Reproduce all of the data below without alteration; exclude every picture.

COLLECTED MATERIAL ▸
┌──

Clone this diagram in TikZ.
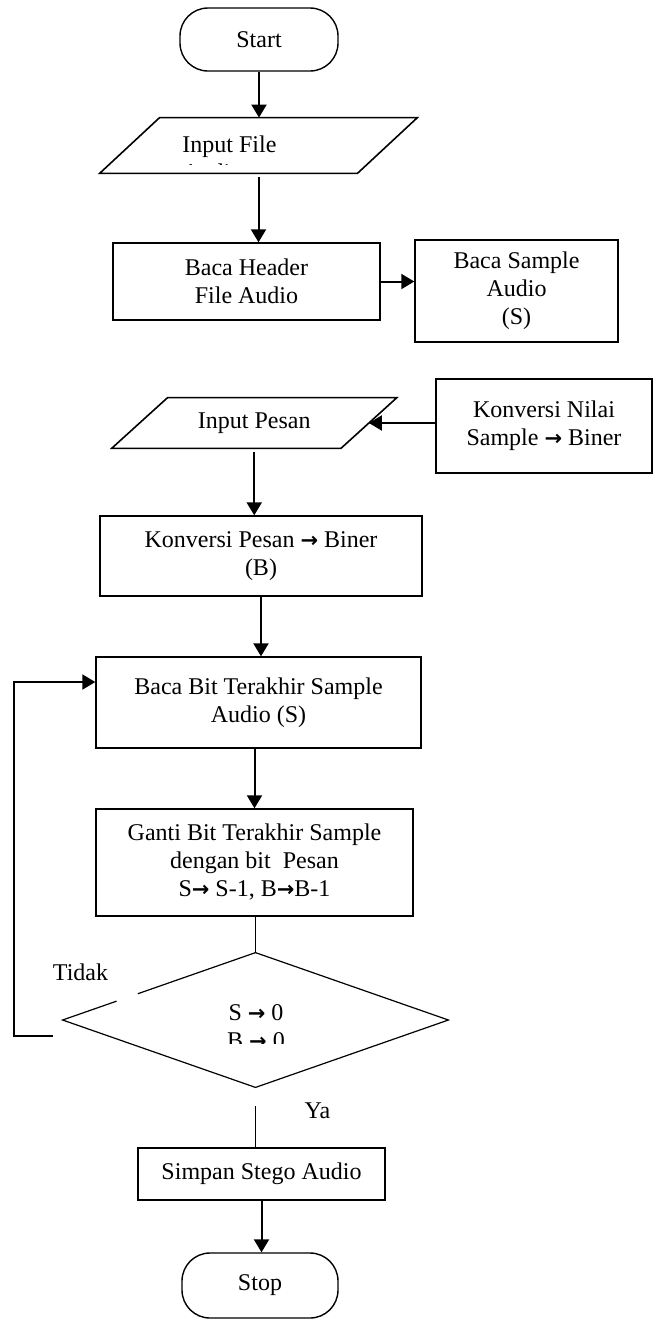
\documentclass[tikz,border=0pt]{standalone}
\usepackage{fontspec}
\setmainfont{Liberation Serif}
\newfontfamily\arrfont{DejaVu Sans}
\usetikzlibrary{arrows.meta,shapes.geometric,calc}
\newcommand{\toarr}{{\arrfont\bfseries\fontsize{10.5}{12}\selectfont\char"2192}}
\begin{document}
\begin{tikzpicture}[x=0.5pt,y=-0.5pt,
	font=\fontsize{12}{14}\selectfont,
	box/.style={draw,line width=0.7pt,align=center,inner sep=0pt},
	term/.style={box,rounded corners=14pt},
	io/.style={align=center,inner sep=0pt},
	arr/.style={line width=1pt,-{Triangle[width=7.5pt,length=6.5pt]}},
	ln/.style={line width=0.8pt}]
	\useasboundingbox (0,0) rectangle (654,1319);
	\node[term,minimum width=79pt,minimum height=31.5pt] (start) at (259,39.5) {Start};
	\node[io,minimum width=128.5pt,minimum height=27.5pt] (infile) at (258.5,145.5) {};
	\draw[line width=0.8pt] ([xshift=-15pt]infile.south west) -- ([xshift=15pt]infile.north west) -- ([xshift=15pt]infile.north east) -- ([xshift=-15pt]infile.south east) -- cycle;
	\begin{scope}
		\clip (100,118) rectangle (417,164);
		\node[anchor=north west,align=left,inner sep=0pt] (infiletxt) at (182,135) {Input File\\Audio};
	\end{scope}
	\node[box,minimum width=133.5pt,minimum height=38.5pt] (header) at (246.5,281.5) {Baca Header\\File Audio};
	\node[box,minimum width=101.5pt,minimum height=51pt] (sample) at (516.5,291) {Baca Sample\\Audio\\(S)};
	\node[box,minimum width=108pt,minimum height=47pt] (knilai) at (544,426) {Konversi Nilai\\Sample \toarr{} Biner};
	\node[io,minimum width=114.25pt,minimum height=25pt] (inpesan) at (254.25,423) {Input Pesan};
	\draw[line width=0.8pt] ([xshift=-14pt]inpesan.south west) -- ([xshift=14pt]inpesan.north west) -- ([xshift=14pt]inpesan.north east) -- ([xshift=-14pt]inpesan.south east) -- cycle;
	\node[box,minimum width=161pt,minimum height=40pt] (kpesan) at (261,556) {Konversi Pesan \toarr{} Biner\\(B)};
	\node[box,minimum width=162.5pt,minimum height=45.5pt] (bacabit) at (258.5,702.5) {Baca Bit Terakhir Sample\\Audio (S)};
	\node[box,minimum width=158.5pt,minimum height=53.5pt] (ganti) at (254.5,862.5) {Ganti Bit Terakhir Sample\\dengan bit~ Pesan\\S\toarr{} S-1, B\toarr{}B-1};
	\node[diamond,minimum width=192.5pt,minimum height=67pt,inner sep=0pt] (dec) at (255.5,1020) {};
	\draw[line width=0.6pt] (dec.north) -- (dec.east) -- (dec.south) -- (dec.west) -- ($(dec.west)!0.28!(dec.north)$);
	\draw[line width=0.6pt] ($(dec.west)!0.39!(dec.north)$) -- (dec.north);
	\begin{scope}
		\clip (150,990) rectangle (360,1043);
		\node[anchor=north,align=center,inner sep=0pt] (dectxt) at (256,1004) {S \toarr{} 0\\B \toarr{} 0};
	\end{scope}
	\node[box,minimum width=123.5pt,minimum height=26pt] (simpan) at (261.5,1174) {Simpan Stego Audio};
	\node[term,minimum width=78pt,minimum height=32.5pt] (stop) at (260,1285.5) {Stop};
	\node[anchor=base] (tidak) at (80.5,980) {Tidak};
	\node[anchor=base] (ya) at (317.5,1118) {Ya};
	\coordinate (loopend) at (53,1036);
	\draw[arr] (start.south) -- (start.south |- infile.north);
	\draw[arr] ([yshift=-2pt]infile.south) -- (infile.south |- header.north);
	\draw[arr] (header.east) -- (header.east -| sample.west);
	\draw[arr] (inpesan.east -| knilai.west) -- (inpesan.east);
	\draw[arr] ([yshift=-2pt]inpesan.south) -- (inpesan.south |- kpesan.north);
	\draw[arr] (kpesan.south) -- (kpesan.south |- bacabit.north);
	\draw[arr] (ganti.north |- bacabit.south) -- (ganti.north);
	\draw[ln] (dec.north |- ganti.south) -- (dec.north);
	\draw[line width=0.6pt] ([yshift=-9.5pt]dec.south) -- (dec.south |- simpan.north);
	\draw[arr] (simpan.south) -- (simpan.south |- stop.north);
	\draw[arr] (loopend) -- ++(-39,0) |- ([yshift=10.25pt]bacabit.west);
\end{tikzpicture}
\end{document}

└──

RESULT FOR THIS EXERCISE ▸
Clone this diagram in TikZ.
\documentclass[tikz,border=0pt]{standalone}
\usepackage{fontspec}
\setmainfont{Liberation Serif}
\newfontfamily\arrfont{DejaVu Sans}
\usetikzlibrary{arrows.meta,shapes.geometric,calc}
\newcommand{\toarr}{{\arrfont\bfseries\fontsize{10.5}{12}\selectfont\char"2192}}
\begin{document}
\begin{tikzpicture}[x=0.5pt,y=-0.5pt,
	font=\fontsize{12}{14}\selectfont,
	box/.style={draw,line width=0.7pt,align=center,inner sep=0pt},
	term/.style={box,rounded corners=14pt},
	io/.style={align=center,inner sep=0pt},
	arr/.style={line width=1pt,-{Triangle[width=7.5pt,length=6.5pt]}},
	ln/.style={line width=0.8pt}]
	\useasboundingbox (0,0) rectangle (654,1319);
	\node[term,minimum width=79pt,minimum height=31.5pt] (start) at (259,39.5) {Start};
	\node[io,minimum width=128.5pt,minimum height=27.5pt] (infile) at (258.5,145.5) {};
	\draw[line width=0.8pt] ([xshift=-15pt]infile.south west) -- ([xshift=15pt]infile.north west) -- ([xshift=15pt]infile.north east) -- ([xshift=-15pt]infile.south east) -- cycle;
	\begin{scope}
		\clip (100,118) rectangle (417,164);
		\node[anchor=north west,align=left,inner sep=0pt] (infiletxt) at (182,135) {Input File\\Audio};
	\end{scope}
	\node[box,minimum width=133.5pt,minimum height=38.5pt] (header) at (246.5,281.5) {Baca Header\\File Audio};
	\node[box,minimum width=101.5pt,minimum height=51pt] (sample) at (516.5,291) {Baca Sample\\Audio\\(S)};
	\node[box,minimum width=108pt,minimum height=47pt] (knilai) at (544,426) {Konversi Nilai\\Sample \toarr{} Biner};
	\node[io,minimum width=114.25pt,minimum height=25pt] (inpesan) at (254.25,423) {Input Pesan};
	\draw[line width=0.8pt] ([xshift=-14pt]inpesan.south west) -- ([xshift=14pt]inpesan.north west) -- ([xshift=14pt]inpesan.north east) -- ([xshift=-14pt]inpesan.south east) -- cycle;
	\node[box,minimum width=161pt,minimum height=40pt] (kpesan) at (261,556) {Konversi Pesan \toarr{} Biner\\(B)};
	\node[box,minimum width=162.5pt,minimum height=45.5pt] (bacabit) at (258.5,702.5) {Baca Bit Terakhir Sample\\Audio (S)};
	\node[box,minimum width=158.5pt,minimum height=53.5pt] (ganti) at (254.5,862.5) {Ganti Bit Terakhir Sample\\dengan bit~ Pesan\\S\toarr{} S-1, B\toarr{}B-1};
	\node[diamond,minimum width=192.5pt,minimum height=67pt,inner sep=0pt] (dec) at (255.5,1020) {};
	\draw[line width=0.6pt] (dec.north) -- (dec.east) -- (dec.south) -- (dec.west) -- ($(dec.west)!0.28!(dec.north)$);
	\draw[line width=0.6pt] ($(dec.west)!0.39!(dec.north)$) -- (dec.north);
	\begin{scope}
		\clip (150,990) rectangle (360,1043);
		\node[anchor=north,align=center,inner sep=0pt] (dectxt) at (256,1004) {S \toarr{} 0\\B \toarr{} 0};
	\end{scope}
	\node[box,minimum width=123.5pt,minimum height=26pt] (simpan) at (261.5,1174) {Simpan Stego Audio};
	\node[term,minimum width=78pt,minimum height=32.5pt] (stop) at (260,1285.5) {Stop};
	\node[anchor=base] (tidak) at (80.5,980) {Tidak};
	\node[anchor=base] (ya) at (317.5,1118) {Ya};
	\coordinate (loopend) at (53,1036);
	\draw[arr] (start.south) -- (start.south |- infile.north);
	\draw[arr] ([yshift=-2pt]infile.south) -- (infile.south |- header.north);
	\draw[arr] (header.east) -- (header.east -| sample.west);
	\draw[arr] (inpesan.east -| knilai.west) -- (inpesan.east);
	\draw[arr] ([yshift=-2pt]inpesan.south) -- (inpesan.south |- kpesan.north);
	\draw[arr] (kpesan.south) -- (kpesan.south |- bacabit.north);
	\draw[arr] (ganti.north |- bacabit.south) -- (ganti.north);
	\draw[ln] (dec.north |- ganti.south) -- (dec.north);
	\draw[line width=0.6pt] ([yshift=-9.5pt]dec.south) -- (dec.south |- simpan.north);
	\draw[arr] (simpan.south) -- (simpan.south |- stop.north);
	\draw[arr] (loopend) -- ++(-39,0) |- ([yshift=10.25pt]bacabit.west);
\end{tikzpicture}
\end{document}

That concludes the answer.